Though Bugs had appeared–in one form or another–in four cartoons prior to the 1940 production of A Wild Hare, he remained something of a fluid figure, with an ever-evolving personality and appearance. But with this short, animated by Virgil Ross, the bunny came into his own:
Merrie Melodies – A Wild Hare (1940) by Cartoonzof2006
In A Wild Hare, some of the most familiar Bugs tropes find their roots:
- the carrot-chomping (famously borrowed from Clark Gable’s gnawing on one in 1934’s It Happened One Night);
- the hunter-prey relationship being turned on its head by Bugs’ utter lack of fear of his opponent;
- the anarchic breaking of the fourth wall (a Tex trait, through and through);
- the snappy one-liners brought to glorious, “Noo Yawk”-tinged life by Mel Blanc, including Bugs’ signature “What’s up, Doc?”, a line crafted by Avery in remembrance of high school slang back in Texas.
The result is not only an entertaining entry in the Warner filmography, but a clear indication of where Avery was heading as a director.
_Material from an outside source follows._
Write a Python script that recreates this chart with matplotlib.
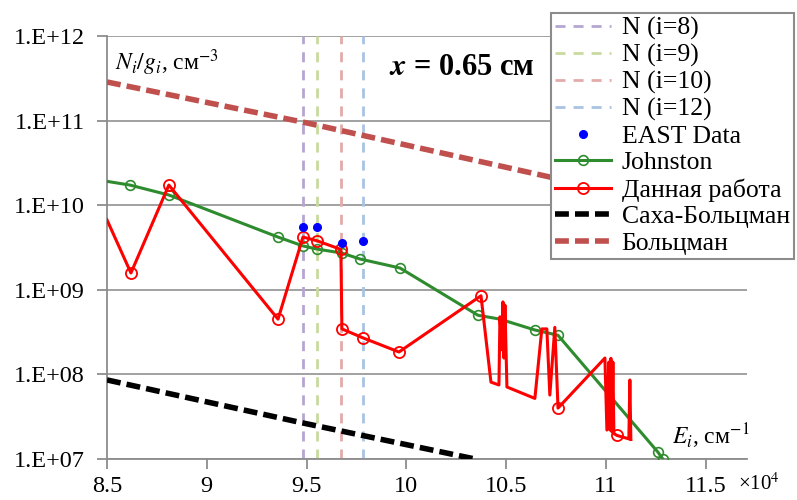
import matplotlib
matplotlib.use("Agg")
import matplotlib.pyplot as plt
from matplotlib.ticker import FixedLocator, FuncFormatter, NullLocator
import numpy as np

plt.rcParams['font.family'] = ['Liberation Serif', 'DejaVu Serif']
plt.rcParams['mathtext.fontset'] = 'stix'

# ---- data (energy in units of 1e4 cm^-1) ----
level_E = [9.482, 9.552, 9.675, 9.783]
level_labels = ["N (i=8)", "N (i=9)", "N (i=10)", "N (i=12)"]
level_colors = ["#b5a6d0", "#c9da9e", "#e3aaaa", "#a9c3e3"]

east_E = [9.482, 9.552, 9.677, 9.783]
east_N = [5.57e9, 5.57e9, 3.55e9, 3.74e9]

johnston_E = [8.45, 8.615, 8.81, 9.357, 9.482, 9.552, 9.677, 9.768, 9.968,
              10.359, 10.469, 10.644, 10.76, 11.26, 11.285]
johnston_N = [2.0e10, 1.73e10, 1.32e10, 4.2e9, 3.3e9, 3.03e9, 2.72e9, 2.31e9, 1.81e9,
              5.0e8, 4.5e8, 3.35e8, 2.9e8, 1.21e7, 1.0e7]

work_E = [8.5, 8.62, 8.81, 9.357, 9.482, 9.552, 9.672, 9.677, 9.783, 9.963,
          10.374, 10.424, 10.464, 10.469, 10.479, 10.484, 10.489, 10.494, 10.504,
          10.644, 10.679, 10.704, 10.719, 10.744, 10.76,
          10.995, 11.005, 11.015, 11.02, 11.025, 11.03, 11.035, 11.04, 11.055,
          11.115, 11.12, 11.125]
work_N = [6.7e9, 1.58e9, 1.73e10, 4.5e8, 4.2e9, 3.8e9, 3.0e9, 3.45e8, 2.7e8, 1.84e8,
          8.5e8, 8.1e7, 7.5e7, 4.8e8, 1.95e8, 7.2e8, 1.56e8, 6.6e8, 7.1e7,
          5.2e7, 3.45e8, 3.45e8, 5.7e7, 3.6e8, 4.0e7,
          1.56e8, 2.2e7, 1.4e8, 2.2e7, 1.55e8, 2.1e7, 1.4e8, 2.0e7, 1.9e7,
          1.73e7, 8.6e7, 1.7e7]
work_marked = [1, 2, 3, 4, 5, 6, 7, 8, 9, 10, 24, 33]

saha_E = [8.5, 9.48, 10.344]
saha_N = [8.6e7, 2.67e7, 1.0e7]

boltz_E = [8.5, 9.5, 10.72, 11.3]
boltz_N = [2.86e11, 9.4e10, 2.15e10, 1.15e10]

x_ticks = [8.5, 9, 9.5, 10, 10.5, 11, 11.5]
y_ticks = [1e7, 1e8, 1e9, 1e10, 1e11, 1e12]

# ---- figure ----
fig = plt.figure(figsize=(7.97, 5.00), dpi=100)
ax = fig.add_axes([107/797, 1-459/500, 640/797, 423/500])
ax.set_yscale('log')
ax.set_xlim(8.5, 11.707)
ax.set_ylim(1e7, 1e12)

gray = "#8c8c8c"
for E, c, lab in zip(level_E, level_colors, level_labels):
    ax.axvline(E, color=c, lw=2, dashes=(3.6, 2.9), label=lab, zorder=2)

ax.plot(east_E, east_N, 'o', color='#0000ff', ms=5.5, ls='none', label='EAST Data', zorder=5)

ax.plot(johnston_E, johnston_N, color='#2e8b2e', lw=2.2, marker='o', ms=7,
        mfc='none', mec='#2e8b2e', mew=1.2,
        markevery=[i for i in range(len(johnston_E)) if i not in (0, 10)],
        label='Johnston', zorder=3)

ax.plot(work_E, work_N, color='#ff0000', lw=2.2, marker='o', ms=8,
        mfc='none', mec='#ff0000', mew=1.3, markevery=work_marked,
        label='Данная работа', zorder=4)

ax.plot(saha_E, saha_N, color='black', lw=4, dashes=(2.5, 1.1), label='Саха-Больцман', zorder=3)
ax.plot(boltz_E, boltz_N, color='#c0504d', lw=4, dashes=(2.5, 1.1), label='Больцман', zorder=3)

# axes styling
ax.xaxis.set_major_locator(FixedLocator(x_ticks))
ax.xaxis.set_minor_locator(NullLocator())
ax.yaxis.set_major_locator(FixedLocator(y_ticks))
ax.yaxis.set_minor_locator(NullLocator())
ax.xaxis.set_major_formatter(FuncFormatter(lambda v, p: f"{v:g}"))
ax.yaxis.set_major_formatter(FuncFormatter(lambda v, p: f"1.E+{int(round(np.log10(v))):02d}"))
ax.tick_params(axis='both', direction='out', length=7, width=1.3, color=gray,
               labelsize=17.5, labelcolor='black')
ax.tick_params(axis='y', pad=9)
ax.tick_params(axis='x', pad=5)
for s in ['top', 'right']:
    ax.spines[s].set_visible(False)
for s in ['left', 'bottom']:
    ax.spines[s].set_color(gray)
    ax.spines[s].set_linewidth(1.3)
ax.grid(axis='y', color='#9a9a9a', lw=1.3)
ax.set_axisbelow(True)

# annotations
ax.text(0.012, (459-70)/423, r"$N_i/g_i$, см$^{-3}$", transform=ax.transAxes,
        fontsize=17, ha='left', va='baseline')
fig.text(389/797, 1-75/500, r"$\boldsymbol{x}$ = 0.65 см", fontsize=22,
         fontweight='bold', ha='left', va='baseline')
fig.text(672/797, 1-444/500, r"$E_i$, см$^{-1}$", fontsize=17, ha='left', va='baseline')
fig.text(738/797, 1-490/500, r"×10$^{4}$", fontsize=15, ha='left', va='baseline')

leg = fig.legend(loc='upper left', bbox_to_anchor=(551/797, 1-13/500), borderaxespad=0,
                 fontsize=18.5, labelspacing=0.14, handlelength=2.2, handletextpad=0.4,
                 borderpad=0.15, frameon=True, fancybox=False, framealpha=1.0)
leg.get_frame().set_edgecolor(gray)
leg.get_frame().set_linewidth(1.5)
leg.set_zorder(10)

fig.savefig("out.png", dpi=100)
All of the hallmarks of his previous cartoons–the little screwball touches, the inventive visual gags, the exaggerated takes–are present (if somewhat muted, compared to later cartoons), and would only grow zanier and infinitely cleverer in the years to come.
And as for Bugs?
While Avery may be credited with giving figurative birth to the Bugs Bunny personality, he did not stick with the character long enough to be a truly defining influence; directors Friz Freleng, Bob Clampett, and Chuck Jones largely guided Bugs through most of his early 1940s output, as the character was further refined. Avery would only direct three more Bugs cartoons before heading over to MGM, all released in 1941: Tortoise Beats Hare, The Heckling Hare, and All This and Rabbit Stew. That last short, which was produced before Heckling Hare, was released after Avery had already left the studio, and his name does not appear in the credits. Rabbit Stew is also notable for its position as one of the notorious “Censored Eleven” Warner cartoons, due to stereotypically racist content (incidentally, two other Avery cartoons appear on that list: 1937’s Uncle Tom’s Bungalow, and 1938’s The Isle of Pingo Pongo).